Japan has a long history of elaborately decorated trucks, particularly in the northern parts of the country. Some of this was due to a lack of correct replacement parts that resulted in visually unique vehicles, though custom painting and other modifications were also used. Beginning in 1975, a series of movies featuring these dekotora were released that led to an increased interest in the vehicles. Many television shows, manga, and video games have also featured decoration trucks since then, and popular designs have changed throughout the years.
Modern dekotora often bear a stylistic resemblance to designs from Japan's giant robot genre, with angular chrome or stainless steel attachments and bright neon lights. Other designs are similar to the original decoration trucks from the 1970s, and have more traditional Japanese designs and murals. Similar designs are also used to create art bikes known as dekochari and art cars called itasha.
Many decoration trucks are real working vehicles that have been modified by an owner or driver. These vehicles can transport cargo, pour cement, tow other vehicles, and perform many other jobs that trucks are commonly used for. The decorations added by the dekotora enthusiast owner or driver typically do not interfere with the operation of the vehicle. Other decoration trucks are designed specifically for special events or truck shows and are put together by hobbyists.

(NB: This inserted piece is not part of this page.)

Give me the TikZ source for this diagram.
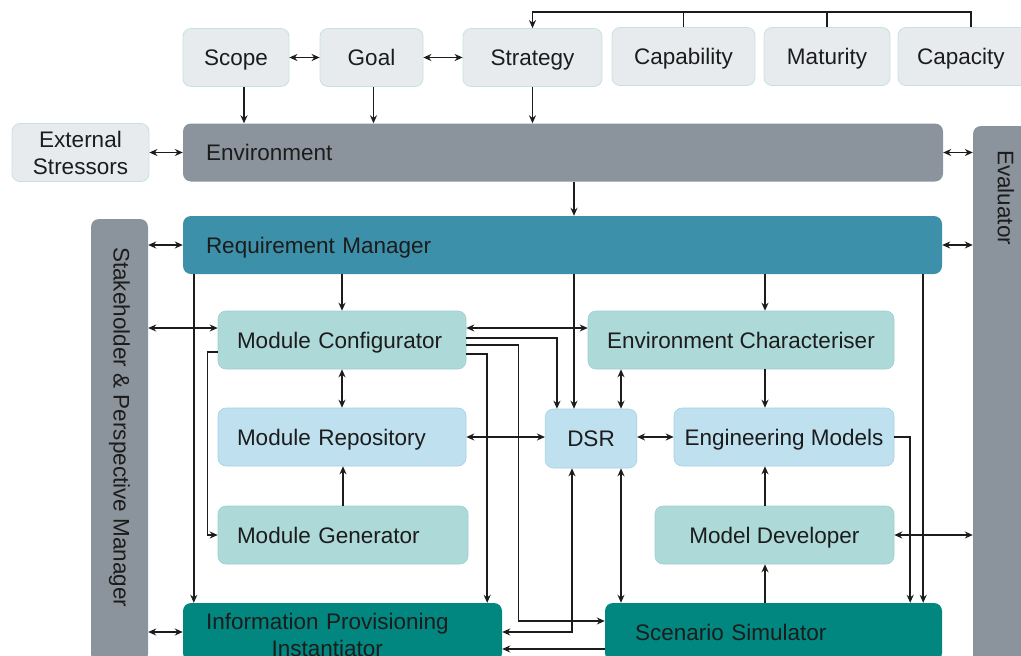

Though the dekotora phenomenon is unique to Japan, similarly adorned vehicles can also be found throughout the world. Most of these vehicles are used for public transportation, and the elaborate paint jobs and other decorations may help attract passengers. In Haiti, privately owned, extensively decorated passenger trucks that follow predefined routes are referred to as tap taps, which means "quick quick". Public transportation in the Philippines is often handled by heavily modified US military jeeps called jeepneys. The jingle buses of central Asia are somewhat more similar to Japanese dekotora, since they are not limited to public transportation.